Weather: Beautiful. Sunny and nearly 60 deg. It's supposed to get even warmer as the week goes on.

Blossoms: Forsythia along Route 1 is starting to show yellow. Purple hyacinths in Miss Jean's front yard.


Sprung

I was up late last night finishing the Kashani sample pages. To be honest, my late night was not altogether due to my Press assignment. I started prettying up this site a little yesterday, now that I've moved into my new digs, and then I decided it was time for the long overdue bio and cast pages. I like playing around with HTML, though I wish I had more of the artist's sensibility. I've seen some pages that are truly magnificent. I'm not sure I'll ever get there, but for now this simple design pleases me.


Spring has sprung. Winter could still hold a nasty surprise for us in the form of an April snowstorm, but there is a feeling of inevitability now about the approach of spring. We have turned the corner and are entering my favorite time of the year.
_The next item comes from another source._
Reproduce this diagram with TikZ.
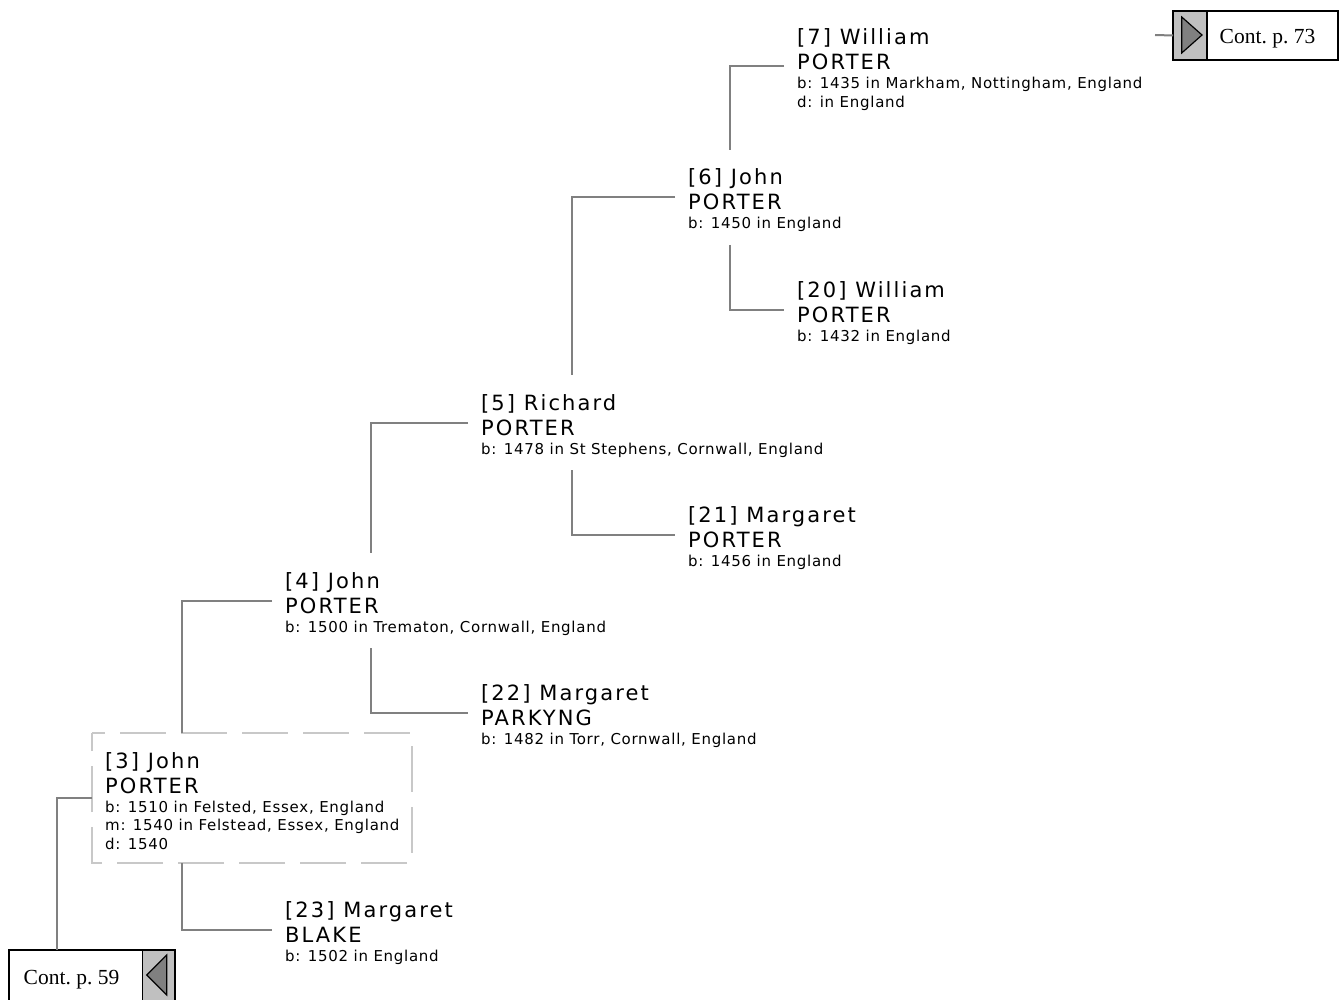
\documentclass[tikz,border=0pt]{standalone}
\usepackage{fontspec}
\newfontfamily\nmfont{DejaVu Sans}[LetterSpace=10]
\newfontfamily\dtfont{DejaVu Sans}[LetterSpace=4.8]
\newfontfamily\cfont{Liberation Serif}
\definecolor{lnc}{RGB}{128,128,128}
\definecolor{dsh}{RGB}{200,200,200}
\definecolor{gsq}{RGB}{192,192,192}
\definecolor{gtri}{RGB}{128,128,128}
\tikzset{
 pbox/.style={draw=none, rectangle, anchor=north west, minimum width=320pt, inner sep=0pt, outer sep=0pt},
 dashbox/.style={draw=dsh, line width=1.5pt, dash pattern=on 46pt off 15pt, dash phase=33pt},
 nm/.style={anchor=base west, inner sep=0pt, font=\nmfont\fontsize{21}{24}\selectfont},
 dt/.style={anchor=base west, inner sep=0pt, font=\dtfont\fontsize{15}{18}\selectfont},
 conn/.style={draw=lnc, line width=2pt},
 contbox/.style={draw=black, line width=2pt, fill=white, rectangle, anchor=north west, inner sep=0pt, outer sep=0pt},
 graysq/.style={draw=black, line width=1.2pt, fill=gsq, rectangle, inner sep=0pt, outer sep=0pt},
 tri/.style={draw=black, line width=1.2pt, fill=gtri, line join=miter},
 conttext/.style={anchor=base west, inner sep=0pt, font=\cfont\fontsize{21.5}{24}\selectfont},
}
\newcommand\pname[3]{%
 \node[nm] (#1a) at ([shift={(13,35)}]#1.north west) {#2};
 \node[nm] (#1b) at ([shift={(13,60)}]#1.north west) {#3};}
\newcommand\pdet[4]{%
 \node[dt] (#1d#2) at ([shift={(13,#3)}]#1.north west) {#4};}
\begin{document}
\begin{tikzpicture}[x=1pt,y=-1pt]
\useasboundingbox (0,0) rectangle (1340,1000);
% person boxes
\node[pbox, minimum height=112.5pt] (p7) at (784,10) {};
\node[pbox, minimum height=95pt] (p6) at (675,150) {};
\node[pbox, minimum height=95pt] (p20) at (784,262.5) {};
\node[pbox, minimum height=95pt] (p5) at (468,375) {};
\node[pbox, minimum height=95pt] (p21) at (675,487.5) {};
\node[pbox, minimum height=95pt] (p4) at (272,553) {};
\node[pbox, minimum height=95pt] (p22) at (468,665.5) {};
\node[pbox, minimum height=130pt] (p3) at (92,733) {};
\draw[dashbox] (p3.north west) -- (p3.north east) -- (p3.south east) -- (p3.south west) -- cycle;
\node[pbox, minimum height=95pt] (p23) at (272,882.5) {};
% texts
\pname{p7}{[7] William}{PORTER}
\pdet{p7}{1}{79}{b: 1435 in Markham, Nottingham, England}
\pdet{p7}{2}{97.5}{d: in England}
\pname{p6}{[6] John}{PORTER}
\pdet{p6}{1}{79}{b: 1450 in England}
\pname{p20}{[20] William}{PORTER}
\pdet{p20}{1}{79}{b: 1432 in England}
\pname{p5}{[5] Richard}{PORTER}
\pdet{p5}{1}{79}{b: 1478 in St Stephens, Cornwall, England}
\pname{p21}{[21] Margaret}{PORTER}
\pdet{p21}{1}{79}{b: 1456 in England}
\pname{p4}{[4] John}{PORTER}
\pdet{p4}{1}{79}{b: 1500 in Trematon, Cornwall, England}
\pname{p22}{[22] Margaret}{PARKYNG}
\pdet{p22}{1}{79}{b: 1482 in Torr, Cornwall, England}
\pname{p3}{[3] John}{PORTER}
\pdet{p3}{1}{79}{b: 1510 in Felsted, Essex, England}
\pdet{p3}{2}{97.5}{m: 1540 in Felstead, Essex, England}
\pdet{p3}{3}{116}{d: 1540}
\pname{p23}{[23] Margaret}{BLAKE}
\pdet{p23}{1}{79}{b: 1502 in England}
% continuation boxes
\node[contbox, minimum width=165pt, minimum height=49pt] (c73) at (1173,11) {};
\node[graysq, anchor=north west, minimum width=34pt, minimum height=49pt] (g73) at (c73.north west) {};
\draw[tri] (1181.7,17) -- (1181.7,53) -- (1202,35) -- cycle;
\draw[line width=2pt] (c73.north west) rectangle (c73.south east);
\node[conttext] (t73) at (1219.5,43.3) {Cont.\ p.\ 73};
\node[contbox, minimum width=166pt, minimum height=52pt] (c59) at (9,950) {};
\node[graysq, anchor=north east, minimum width=32.5pt, minimum height=52pt] (g59) at (c59.north east) {};
\draw[tri] (166.7,955) -- (166.7,995) -- (146.7,975) -- cycle;
\draw[line width=2pt] (c59.north west) rectangle (c59.south east);
\node[conttext] (t59) at (23.5,984.3) {Cont.\ p.\ 59};
\coordinate (s73) at (1155,35);
% connectors
\draw[conn] (p7.west) -| ([xshift=55pt]p6.north west);
\draw[conn] ([xshift=55pt]p6.south west) |- (p20.west);
\draw[conn] (p6.west) -| ([xshift=104pt]p5.north west);
\draw[conn] ([xshift=104pt]p5.south west) |- (p21.west);
\draw[conn] (p5.west) -| ([xshift=99pt]p4.north west);
\draw[conn] ([xshift=99pt]p4.south west) |- (p22.west);
\draw[conn] (p4.west) -| ([xshift=90pt]p3.north west);
\draw[conn] ([xshift=90pt]p3.south west) |- (p23.west);
\draw[conn] (p3.west) -| ([xshift=48pt]c59.north west);
\draw[conn] (c73.west) -- (s73);
\end{tikzpicture}
\end{document}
Spring should really mark the beginning of the new year instead of January 1; the milder weather, the lengthening days, the cleansing winds, the emerging blossoms, and the return of the sun all hold the promise of new possibilities.

Strange that today of all days when I am thinking of spring, renewal, and rebirth that I find myself having to explain death to the boys. On the ride to pick up Tab this afternoon, Daniel reported that Bugsy, the rabbit in the pre-K room, died today.

"He was just lying there all day, and then Miss Carrie saw that he was dead," Daniel explained solemnly.

The twins asked what "dead" meant, and before I could answer, Daniel chimed in with, "Death is saying good-bye forever. That's what Babci said." Then followed a four-way conversation among us, in which I simultaneously tried to explain the physical facts of death to the twins--Bugsy looks like he's asleep but he won't wake up again--and the theological aspects to Daniel--the body is really just a shell and when we die our souls goes to the Kingdom of Heaven. "But how does our soul get to heaven?" asked the ever-practical Daniel. I guess he was expecting to hear about Star Wars-style space ships or special escalators or something.

As I reflect further it is not really strange, this linking of spring and death. Everything is born but to die, and out of that death comes new life. It is, after all, the true meaning of Easter: Christ's life and death and resurrection, which brought new life everlasting.